## Instruction
Can you write out all the lines word for word, with no pictures?

## Provided material
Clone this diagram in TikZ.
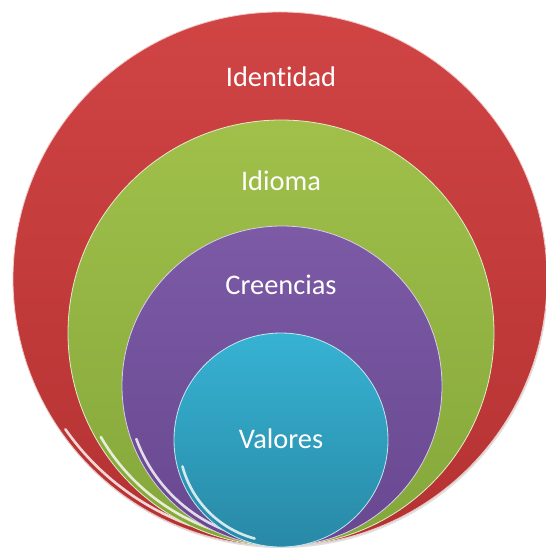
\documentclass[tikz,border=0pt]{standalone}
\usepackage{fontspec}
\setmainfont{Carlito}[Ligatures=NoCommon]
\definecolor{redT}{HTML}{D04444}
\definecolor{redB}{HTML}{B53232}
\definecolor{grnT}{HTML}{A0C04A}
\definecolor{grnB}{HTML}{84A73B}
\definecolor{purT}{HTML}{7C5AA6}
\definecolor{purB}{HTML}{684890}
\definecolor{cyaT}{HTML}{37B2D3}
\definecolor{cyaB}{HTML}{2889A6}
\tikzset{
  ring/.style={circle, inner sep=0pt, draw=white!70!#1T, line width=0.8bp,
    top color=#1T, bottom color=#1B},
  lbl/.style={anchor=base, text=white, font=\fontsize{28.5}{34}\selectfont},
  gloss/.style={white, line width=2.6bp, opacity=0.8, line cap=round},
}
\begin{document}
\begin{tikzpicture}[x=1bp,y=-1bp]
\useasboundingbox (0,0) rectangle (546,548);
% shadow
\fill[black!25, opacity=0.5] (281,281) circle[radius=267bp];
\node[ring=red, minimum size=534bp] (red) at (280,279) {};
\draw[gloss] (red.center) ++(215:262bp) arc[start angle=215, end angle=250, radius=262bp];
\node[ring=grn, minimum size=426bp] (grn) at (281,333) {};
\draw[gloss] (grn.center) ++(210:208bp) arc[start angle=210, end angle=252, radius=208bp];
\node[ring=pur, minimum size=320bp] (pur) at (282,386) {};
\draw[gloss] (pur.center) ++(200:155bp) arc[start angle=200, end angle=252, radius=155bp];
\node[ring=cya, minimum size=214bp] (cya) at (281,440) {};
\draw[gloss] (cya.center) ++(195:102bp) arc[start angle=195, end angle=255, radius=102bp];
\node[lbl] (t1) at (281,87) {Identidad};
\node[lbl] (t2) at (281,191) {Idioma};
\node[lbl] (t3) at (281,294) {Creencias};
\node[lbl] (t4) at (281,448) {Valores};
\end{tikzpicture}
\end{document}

## Expected output
Clone this diagram in TikZ.
\documentclass[tikz,border=0pt]{standalone}
\usepackage{fontspec}
\setmainfont{Carlito}[Ligatures=NoCommon]
\definecolor{redT}{HTML}{D04444}
\definecolor{redB}{HTML}{B53232}
\definecolor{grnT}{HTML}{A0C04A}
\definecolor{grnB}{HTML}{84A73B}
\definecolor{purT}{HTML}{7C5AA6}
\definecolor{purB}{HTML}{684890}
\definecolor{cyaT}{HTML}{37B2D3}
\definecolor{cyaB}{HTML}{2889A6}
\tikzset{
  ring/.style={circle, inner sep=0pt, draw=white!70!#1T, line width=0.8bp,
    top color=#1T, bottom color=#1B},
  lbl/.style={anchor=base, text=white, font=\fontsize{28.5}{34}\selectfont},
  gloss/.style={white, line width=2.6bp, opacity=0.8, line cap=round},
}
\begin{document}
\begin{tikzpicture}[x=1bp,y=-1bp]
\useasboundingbox (0,0) rectangle (546,548);
% shadow
\fill[black!25, opacity=0.5] (281,281) circle[radius=267bp];
\node[ring=red, minimum size=534bp] (red) at (280,279) {};
\draw[gloss] (red.center) ++(215:262bp) arc[start angle=215, end angle=250, radius=262bp];
\node[ring=grn, minimum size=426bp] (grn) at (281,333) {};
\draw[gloss] (grn.center) ++(210:208bp) arc[start angle=210, end angle=252, radius=208bp];
\node[ring=pur, minimum size=320bp] (pur) at (282,386) {};
\draw[gloss] (pur.center) ++(200:155bp) arc[start angle=200, end angle=252, radius=155bp];
\node[ring=cya, minimum size=214bp] (cya) at (281,440) {};
\draw[gloss] (cya.center) ++(195:102bp) arc[start angle=195, end angle=255, radius=102bp];
\node[lbl] (t1) at (281,87) {Identidad};
\node[lbl] (t2) at (281,191) {Idioma};
\node[lbl] (t3) at (281,294) {Creencias};
\node[lbl] (t4) at (281,448) {Valores};
\end{tikzpicture}
\end{document}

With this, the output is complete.